— Start —

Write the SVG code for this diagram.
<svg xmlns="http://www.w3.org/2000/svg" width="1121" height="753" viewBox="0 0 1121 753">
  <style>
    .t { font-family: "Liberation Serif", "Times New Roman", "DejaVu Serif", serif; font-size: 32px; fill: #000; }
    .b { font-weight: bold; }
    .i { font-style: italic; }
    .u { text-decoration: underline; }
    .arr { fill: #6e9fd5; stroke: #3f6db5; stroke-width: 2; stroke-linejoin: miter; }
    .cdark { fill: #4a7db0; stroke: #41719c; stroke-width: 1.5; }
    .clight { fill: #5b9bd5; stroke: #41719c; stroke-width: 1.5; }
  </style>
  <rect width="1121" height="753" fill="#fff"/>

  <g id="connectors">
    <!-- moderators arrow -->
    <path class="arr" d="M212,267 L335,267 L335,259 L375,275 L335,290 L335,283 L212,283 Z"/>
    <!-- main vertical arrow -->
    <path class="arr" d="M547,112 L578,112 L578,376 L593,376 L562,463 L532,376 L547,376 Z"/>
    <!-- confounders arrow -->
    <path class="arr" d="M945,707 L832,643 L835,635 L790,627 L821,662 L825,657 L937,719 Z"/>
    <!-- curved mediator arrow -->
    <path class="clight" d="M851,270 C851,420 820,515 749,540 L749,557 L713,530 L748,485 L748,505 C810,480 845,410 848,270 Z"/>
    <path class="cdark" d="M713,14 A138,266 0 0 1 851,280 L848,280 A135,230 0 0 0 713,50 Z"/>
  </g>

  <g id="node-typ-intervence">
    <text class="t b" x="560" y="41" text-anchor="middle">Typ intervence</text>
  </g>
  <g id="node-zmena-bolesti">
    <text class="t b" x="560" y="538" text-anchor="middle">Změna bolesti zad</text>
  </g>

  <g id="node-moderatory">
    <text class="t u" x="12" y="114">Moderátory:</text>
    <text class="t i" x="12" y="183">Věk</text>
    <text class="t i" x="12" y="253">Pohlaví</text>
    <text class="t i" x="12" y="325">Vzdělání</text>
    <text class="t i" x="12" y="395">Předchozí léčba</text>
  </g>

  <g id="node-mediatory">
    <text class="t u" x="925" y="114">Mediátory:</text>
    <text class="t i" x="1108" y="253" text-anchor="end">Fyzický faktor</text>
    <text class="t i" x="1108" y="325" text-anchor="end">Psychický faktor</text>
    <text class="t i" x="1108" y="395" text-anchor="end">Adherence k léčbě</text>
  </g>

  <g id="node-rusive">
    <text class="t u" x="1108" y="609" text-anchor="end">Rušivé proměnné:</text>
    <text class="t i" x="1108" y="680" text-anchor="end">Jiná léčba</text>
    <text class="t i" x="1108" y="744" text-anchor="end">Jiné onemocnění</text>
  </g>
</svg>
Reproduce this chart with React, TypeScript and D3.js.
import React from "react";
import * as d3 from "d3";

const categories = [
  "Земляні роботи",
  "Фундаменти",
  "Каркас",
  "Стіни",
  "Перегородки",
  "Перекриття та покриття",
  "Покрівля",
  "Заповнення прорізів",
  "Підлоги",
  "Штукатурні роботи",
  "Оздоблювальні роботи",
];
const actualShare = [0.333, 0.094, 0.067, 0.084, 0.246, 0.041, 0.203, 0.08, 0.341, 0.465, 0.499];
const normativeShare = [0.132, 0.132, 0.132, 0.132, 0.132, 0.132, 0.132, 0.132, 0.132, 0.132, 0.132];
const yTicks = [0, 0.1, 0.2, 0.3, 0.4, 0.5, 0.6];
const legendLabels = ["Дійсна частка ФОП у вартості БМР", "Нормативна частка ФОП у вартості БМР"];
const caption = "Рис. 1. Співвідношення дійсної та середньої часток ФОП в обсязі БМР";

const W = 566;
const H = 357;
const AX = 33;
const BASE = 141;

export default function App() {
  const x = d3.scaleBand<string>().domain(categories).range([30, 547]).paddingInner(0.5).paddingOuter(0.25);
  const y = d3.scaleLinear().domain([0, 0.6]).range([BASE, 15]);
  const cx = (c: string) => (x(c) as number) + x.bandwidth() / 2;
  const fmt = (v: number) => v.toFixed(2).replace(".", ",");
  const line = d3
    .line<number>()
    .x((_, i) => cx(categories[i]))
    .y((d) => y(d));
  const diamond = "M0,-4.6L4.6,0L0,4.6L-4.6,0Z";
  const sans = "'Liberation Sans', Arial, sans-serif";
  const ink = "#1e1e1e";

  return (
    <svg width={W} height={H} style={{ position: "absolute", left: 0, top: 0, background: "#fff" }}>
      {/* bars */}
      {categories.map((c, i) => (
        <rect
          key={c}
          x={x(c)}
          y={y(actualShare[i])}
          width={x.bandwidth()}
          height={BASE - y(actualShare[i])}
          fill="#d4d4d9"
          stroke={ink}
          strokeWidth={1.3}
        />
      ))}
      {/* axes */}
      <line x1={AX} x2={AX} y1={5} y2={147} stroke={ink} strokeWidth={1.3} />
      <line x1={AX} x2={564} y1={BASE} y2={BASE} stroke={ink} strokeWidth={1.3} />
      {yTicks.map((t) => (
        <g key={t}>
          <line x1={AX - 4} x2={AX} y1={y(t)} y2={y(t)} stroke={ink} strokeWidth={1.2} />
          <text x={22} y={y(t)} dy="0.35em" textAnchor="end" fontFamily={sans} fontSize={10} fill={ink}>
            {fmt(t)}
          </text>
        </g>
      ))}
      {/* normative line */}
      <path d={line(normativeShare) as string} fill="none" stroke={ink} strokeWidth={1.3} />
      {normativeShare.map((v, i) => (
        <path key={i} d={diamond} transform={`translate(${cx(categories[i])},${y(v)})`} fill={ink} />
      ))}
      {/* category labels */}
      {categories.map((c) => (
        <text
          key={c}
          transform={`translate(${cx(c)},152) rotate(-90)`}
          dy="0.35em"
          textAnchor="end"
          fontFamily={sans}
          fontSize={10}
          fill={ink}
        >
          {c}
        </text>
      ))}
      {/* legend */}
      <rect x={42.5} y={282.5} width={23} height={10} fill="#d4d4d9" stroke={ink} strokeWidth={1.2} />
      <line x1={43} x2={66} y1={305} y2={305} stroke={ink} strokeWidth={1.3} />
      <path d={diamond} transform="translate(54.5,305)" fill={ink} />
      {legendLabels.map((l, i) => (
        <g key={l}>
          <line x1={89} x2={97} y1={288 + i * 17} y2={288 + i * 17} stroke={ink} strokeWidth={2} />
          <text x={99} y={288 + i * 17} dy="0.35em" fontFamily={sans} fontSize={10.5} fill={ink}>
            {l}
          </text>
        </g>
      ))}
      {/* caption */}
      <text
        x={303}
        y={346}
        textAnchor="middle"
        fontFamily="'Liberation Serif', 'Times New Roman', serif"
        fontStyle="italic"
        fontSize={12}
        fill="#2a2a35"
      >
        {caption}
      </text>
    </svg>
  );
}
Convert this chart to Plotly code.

— End —

Work out how many lines of the data hold the string "code". Reply with that number alone.

TASK RESPONSE:
2